● DIRECTIONS
Repeat the material below exactly, with no pictures.

═══

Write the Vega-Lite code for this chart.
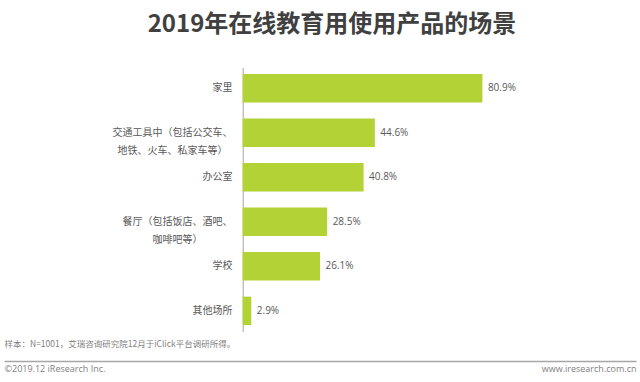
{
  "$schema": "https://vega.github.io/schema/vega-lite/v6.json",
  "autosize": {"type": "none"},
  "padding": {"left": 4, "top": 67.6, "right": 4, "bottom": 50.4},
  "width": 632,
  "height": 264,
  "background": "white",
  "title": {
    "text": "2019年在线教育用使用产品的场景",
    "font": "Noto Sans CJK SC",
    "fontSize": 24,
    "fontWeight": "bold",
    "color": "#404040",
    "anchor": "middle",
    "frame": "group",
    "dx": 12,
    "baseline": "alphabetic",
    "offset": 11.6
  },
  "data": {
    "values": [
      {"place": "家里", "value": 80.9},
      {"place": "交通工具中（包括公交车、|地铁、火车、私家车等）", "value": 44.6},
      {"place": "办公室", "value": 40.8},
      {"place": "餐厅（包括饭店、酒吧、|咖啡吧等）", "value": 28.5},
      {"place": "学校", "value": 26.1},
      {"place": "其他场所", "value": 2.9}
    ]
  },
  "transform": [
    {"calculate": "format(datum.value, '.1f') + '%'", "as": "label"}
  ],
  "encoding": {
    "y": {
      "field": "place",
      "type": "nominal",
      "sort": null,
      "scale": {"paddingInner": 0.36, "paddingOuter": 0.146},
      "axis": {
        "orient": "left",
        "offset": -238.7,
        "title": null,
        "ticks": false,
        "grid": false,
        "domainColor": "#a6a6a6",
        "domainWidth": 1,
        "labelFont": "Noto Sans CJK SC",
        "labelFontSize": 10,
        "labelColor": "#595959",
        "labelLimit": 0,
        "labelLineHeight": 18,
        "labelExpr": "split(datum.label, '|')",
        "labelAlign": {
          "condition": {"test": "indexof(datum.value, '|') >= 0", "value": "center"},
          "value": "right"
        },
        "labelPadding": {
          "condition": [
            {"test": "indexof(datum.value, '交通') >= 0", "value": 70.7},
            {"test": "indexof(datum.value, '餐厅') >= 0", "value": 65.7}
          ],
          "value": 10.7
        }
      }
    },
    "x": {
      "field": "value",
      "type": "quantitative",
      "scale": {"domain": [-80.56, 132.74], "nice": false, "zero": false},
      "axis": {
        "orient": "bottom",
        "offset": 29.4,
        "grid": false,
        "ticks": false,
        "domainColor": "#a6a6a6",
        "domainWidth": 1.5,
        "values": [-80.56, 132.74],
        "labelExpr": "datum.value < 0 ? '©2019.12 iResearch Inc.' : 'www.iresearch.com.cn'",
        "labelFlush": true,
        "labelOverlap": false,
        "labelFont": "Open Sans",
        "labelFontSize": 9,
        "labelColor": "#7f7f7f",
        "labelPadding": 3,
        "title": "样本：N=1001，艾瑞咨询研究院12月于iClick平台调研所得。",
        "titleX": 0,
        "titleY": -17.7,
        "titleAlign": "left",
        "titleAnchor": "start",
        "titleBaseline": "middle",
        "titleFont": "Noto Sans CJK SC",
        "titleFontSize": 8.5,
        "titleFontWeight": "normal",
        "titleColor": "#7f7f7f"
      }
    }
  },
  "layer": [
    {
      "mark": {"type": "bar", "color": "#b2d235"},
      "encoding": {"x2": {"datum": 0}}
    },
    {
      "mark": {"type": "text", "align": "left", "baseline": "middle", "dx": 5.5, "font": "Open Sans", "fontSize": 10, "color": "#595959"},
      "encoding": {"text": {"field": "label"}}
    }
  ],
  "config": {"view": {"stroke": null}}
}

═══

● REPLY TO THE EXERCISE
Write the Vega-Lite code for this chart.
{
  "$schema": "https://vega.github.io/schema/vega-lite/v6.json",
  "autosize": {"type": "none"},
  "padding": {"left": 4, "top": 67.6, "right": 4, "bottom": 50.4},
  "width": 632,
  "height": 264,
  "background": "white",
  "title": {
    "text": "2019年在线教育用使用产品的场景",
    "font": "Noto Sans CJK SC",
    "fontSize": 24,
    "fontWeight": "bold",
    "color": "#404040",
    "anchor": "middle",
    "frame": "group",
    "dx": 12,
    "baseline": "alphabetic",
    "offset": 11.6
  },
  "data": {
    "values": [
      {"place": "家里", "value": 80.9},
      {"place": "交通工具中（包括公交车、|地铁、火车、私家车等）", "value": 44.6},
      {"place": "办公室", "value": 40.8},
      {"place": "餐厅（包括饭店、酒吧、|咖啡吧等）", "value": 28.5},
      {"place": "学校", "value": 26.1},
      {"place": "其他场所", "value": 2.9}
    ]
  },
  "transform": [
    {"calculate": "format(datum.value, '.1f') + '%'", "as": "label"}
  ],
  "encoding": {
    "y": {
      "field": "place",
      "type": "nominal",
      "sort": null,
      "scale": {"paddingInner": 0.36, "paddingOuter": 0.146},
      "axis": {
        "orient": "left",
        "offset": -238.7,
        "title": null,
        "ticks": false,
        "grid": false,
        "domainColor": "#a6a6a6",
        "domainWidth": 1,
        "labelFont": "Noto Sans CJK SC",
        "labelFontSize": 10,
        "labelColor": "#595959",
        "labelLimit": 0,
        "labelLineHeight": 18,
        "labelExpr": "split(datum.label, '|')",
        "labelAlign": {
          "condition": {"test": "indexof(datum.value, '|') >= 0", "value": "center"},
          "value": "right"
        },
        "labelPadding": {
          "condition": [
            {"test": "indexof(datum.value, '交通') >= 0", "value": 70.7},
            {"test": "indexof(datum.value, '餐厅') >= 0", "value": 65.7}
          ],
          "value": 10.7
        }
      }
    },
    "x": {
      "field": "value",
      "type": "quantitative",
      "scale": {"domain": [-80.56, 132.74], "nice": false, "zero": false},
      "axis": {
        "orient": "bottom",
        "offset": 29.4,
        "grid": false,
        "ticks": false,
        "domainColor": "#a6a6a6",
        "domainWidth": 1.5,
        "values": [-80.56, 132.74],
        "labelExpr": "datum.value < 0 ? '©2019.12 iResearch Inc.' : 'www.iresearch.com.cn'",
        "labelFlush": true,
        "labelOverlap": false,
        "labelFont": "Open Sans",
        "labelFontSize": 9,
        "labelColor": "#7f7f7f",
        "labelPadding": 3,
        "title": "样本：N=1001，艾瑞咨询研究院12月于iClick平台调研所得。",
        "titleX": 0,
        "titleY": -17.7,
        "titleAlign": "left",
        "titleAnchor": "start",
        "titleBaseline": "middle",
        "titleFont": "Noto Sans CJK SC",
        "titleFontSize": 8.5,
        "titleFontWeight": "normal",
        "titleColor": "#7f7f7f"
      }
    }
  },
  "layer": [
    {
      "mark": {"type": "bar", "color": "#b2d235"},
      "encoding": {"x2": {"datum": 0}}
    },
    {
      "mark": {"type": "text", "align": "left", "baseline": "middle", "dx": 5.5, "font": "Open Sans", "fontSize": 10, "color": "#595959"},
      "encoding": {"text": {"field": "label"}}
    }
  ],
  "config": {"view": {"stroke": null}}
}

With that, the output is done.